Proces rozwoju człowieka faza II: budowanie
Druga faza oddziaływania pozytywnych emocji to budowanie. Pozytywne emocje nie tylko pomagają „tu i teraz”. One gromadzą zasoby na przyszłość – emocjonalne, społeczne, intelektualne. To proces "budowania" (build). Dzięki radości tworzymy i pogłębiamy nasze relacje z innymi ludźmi, wzmacniamy odporność psychiczną, a nawet wpływamy na zdrowie fizyczne. Raczej nie podejdę do nieznajomych osób, gdy wypełnia mnie lęk lub złość, ale chętnie ich poznam, gdy czuję pewność siebie i radość. Raczej nie zacznę się uczyć grać na gitarze, gdy jestem smutny, ale mogę to zrobić, gdy wypełni mnie zachwyt nad grą jakiegoś wirtuoza lub przynajmniej kolegi z klatki obok.
Dobra chwila może dać efekt, który trwa latami.
Skutki pozytywnych emocji
Fredrickson pokazała to w badaniach: osoby, które doświadczyły radosnych emocji, miały więcej pomysłów i szybciej wracały do równowagi po stresie. Wraz Christine Branigan, przeprowadziła badanie, w którym uczestnicy oglądali krótkie filmy wywołujące różne emocje. Osoby, które widziały film wzbudzający radość, po jego zakończeniu miały szerszy repertuar myśli i działań niż ci, którzy oglądali neutralny lub smutny materiał.
A inne badania dowiodły, że im więcej pozytywnych emocji dziś, tym więcej psychicznej siły jutro.
Pozytywna spirala
To, co odkryła Barbara Fredrickson, ma ogromne znaczenie dla naszego codziennego funkcjonowania — pozytywne emocje potrafią uruchomić swoistą spiralę wzrostu. Gdy częściej ich doświadczamy, nasza odporność psychiczna stopniowo się umacnia, co ułatwia stawianie czoła wyzwaniom.

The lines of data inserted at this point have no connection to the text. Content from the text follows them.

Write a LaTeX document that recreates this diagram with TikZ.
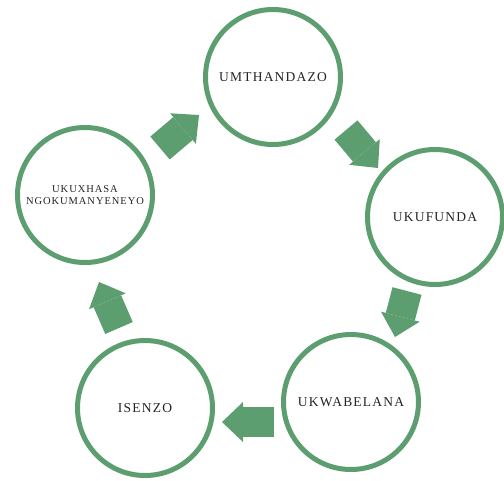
\documentclass[tikz,border=0pt]{standalone}
\usepackage{fontspec}
\setmainfont{Liberation Serif}[LetterSpace=9]
\usetikzlibrary{arrows.meta}
\definecolor{leaf}{RGB}{93,158,112}
\definecolor{ink}{RGB}{35,35,35}
\begin{document}
\begin{tikzpicture}[x=1pt, y=-1pt]
\tikzstyle{stage}=[circle,draw=leaf,line width=5pt,minimum size=135pt,inner sep=0pt,text=ink,align=center,font=\fontsize{13.5}{15}\selectfont]
\tikzstyle{flow}=[draw=leaf,line width=30pt,-{Triangle[length=21pt,width=40pt,line width=0pt]}]
\useasboundingbox (0,0) rectangle (504,480);

\node[stage](umth) at (273,77) {UMTHANDAZO};
\node[stage](ukuf) at (435,217) {UKUFUNDA};
\node[stage](ukwa) at (351,402) {UKWABELANA};
\node[stage](isen) at (145,408) {ISENZO};
\node[stage,font=\fontsize{10.5}{12.5}\selectfont](ukux) at (85,195) {UKUXHASA\\NGOKUMANYENEYO};

\draw[flow] ([shift={(75,-47)}]ukux.center) -- ([shift={(-74,38)}]umth.center);
\draw[flow] ([shift={(73,53)}]umth.center) -- ([shift={(-57,-49)}]ukuf.center);
\draw[flow] ([shift={(-28,74)}]ukuf.center) -- ([shift={(44,-65)}]ukwa.center);
\draw[flow] ([shift={(-77,20)}]ukwa.center) -- ([shift={(77,14)}]isen.center);
\draw[flow] ([shift={(-26,-80)}]isen.center) -- ([shift={(14,87)}]ukux.center);

\end{tikzpicture}
\end{document}
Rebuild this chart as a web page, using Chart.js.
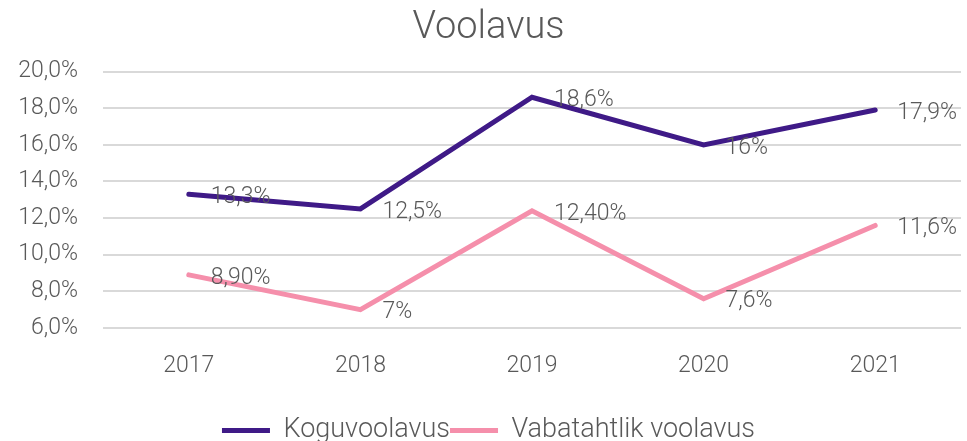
<!DOCTYPE html>
<html>
<head>
<meta charset="utf-8">
<script src="https://cdn.jsdelivr.net/npm/chart.js@4"></script>
<style>
  html, body { margin: 0; padding: 0; background: #fff; }
  #wrap { width: 967px; height: 441px; position: relative; }
</style>
</head>
<body>
<div id="wrap"><canvas id="chart"></canvas></div>
<script>
const years = ["2017", "2018", "2019", "2020", "2021"];
const koguvoolavus = [13.3, 12.5, 18.6, 16.0, 17.9];
const vabatahtlik = [8.9, 7.0, 12.4, 7.6, 11.6];
// labels as shown on the chart (formats differ per point)
const koguLabels = ["13,3%", "12,5%", "18,6%", "16%", "17,9%"];
const vabaLabels = ["8,90%", "7%", "12,40%", "7,6%", "11,6%"];
const yTicks = [6, 8, 10, 12, 14, 16, 18, 20];

const textColor = "#595959";
const fontFamily = "Roboto, 'Open Sans', sans-serif";

const pointLabels = {
  id: "pointLabels",
  afterDatasetsDraw(chart) {
    const ctx = chart.ctx;
    ctx.save();
    ctx.font = "300 23px " + fontFamily;
    ctx.fillStyle = textColor;
    ctx.textAlign = "left";
    ctx.textBaseline = "middle";
    chart.data.datasets.forEach((ds, i) => {
      const meta = chart.getDatasetMeta(i);
      meta.data.forEach((pt, j) => {
        ctx.fillText(ds.pointText[j], pt.x + 22, pt.y + 3);
      });
    });
    ctx.restore();
  }
};

new Chart(document.getElementById("chart"), {
  type: "line",
  data: {
    labels: years,
    datasets: [
      {
        label: "Koguvoolavus",
        data: koguvoolavus,
        pointText: koguLabels,
        borderColor: "#3f1a87",
        backgroundColor: "#3f1a87",
        borderWidth: 5,
        pointRadius: 0,
        borderCapStyle: "round",
        tension: 0
      },
      {
        label: "Vabatahtlik voolavus",
        data: vabatahtlik,
        pointText: vabaLabels,
        borderColor: "#f58fab",
        backgroundColor: "#f58fab",
        borderWidth: 5,
        pointRadius: 0,
        borderCapStyle: "round",
        tension: 0
      }
    ]
  },
  options: {
    responsive: true,
    maintainAspectRatio: false,
    animation: false,
    layout: { padding: { left: 16, right: 6, top: 4, bottom: -13 } },
    plugins: {
      title: {
        display: true,
        text: "Voolavus",
        color: textColor,
        font: { family: fontFamily, size: 38, weight: "300" },
        padding: { top: 2, bottom: 20 }
      },
      legend: {
        position: "bottom",
        labels: {
          color: textColor,
          font: { family: fontFamily, size: 27, weight: "300" },
          usePointStyle: true,
          pointStyle: "line",
          pointStyleWidth: 48,
          padding: 0
        }
      },
      tooltip: { enabled: false }
    },
    scales: {
      x: {
        offset: true,
        grid: { display: false },
        border: { display: false },
        afterFit: (axis) => { axis.height = 89; },
        ticks: {
          color: textColor,
          font: { family: fontFamily, size: 23, weight: "300" },
          padding: 16
        }
      },
      y: {
        min: 6,
        max: 20,
        afterBuildTicks: (axis) => { axis.ticks = yTicks.map(v => ({ value: v })); },
        afterFit: (axis) => { axis.width = 87; },
        grid: { color: "#d9d9d9", lineWidth: 2, drawTicks: false },
        border: { display: false },
        ticks: {
          color: textColor,
          font: { family: fontFamily, size: 23, weight: "300" },
          padding: 25,
          callback: (v) => v.toFixed(1).replace(".", ",") + "%"
        }
      }
    }
  },
  plugins: [pointLabels]
});
</script>
</body>
</html>
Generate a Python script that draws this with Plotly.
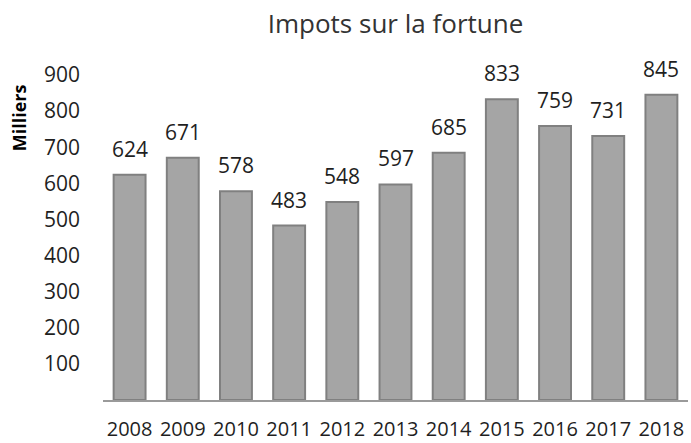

Badanie przeprowadzone przez Fredrickson i Joinera pokazało, że osoby przejawiające więcej pozytywnych uczuć częściej wykazują otwartość w podejściu do trudnych sytuacji. Taka postawa sprzyja kolejnym korzystnym emocjom w przyszłości — i tak zatacza się koło, które prowadzi nas ku większemu dobrostanowi.
To pokazuje, że nawet krótkie momenty radości, wdzięczności czy spokoju mają realny wpływ na to, jak kształtujemy naszą odporność i codzienne wybory. Niby drobne chwile, a potrafią zmienić trajektorię całego dnia — a może i życia.
Jak wykorzystać teorię w życiu codziennym?
– Szukaj okazji do radości – nawet drobne pozytywne momenty mogą mieć długofalowy wpływ.
– Angażuj się w aktywności rozwijające – nowe wyzwania sprzyjają poszerzaniu horyzontów.
– Dbaj o relacje – dobre kontakty społeczne budują zasoby, które pomagają radzić sobie w trudnych chwilach.
Teoria Fredrickson pokazuje, że pozytywne emocje nie są tylko chwilową przyjemnością – to potężne i proste narzędzie do kształtowania lepszego życia. Warto po nie sięgnąć.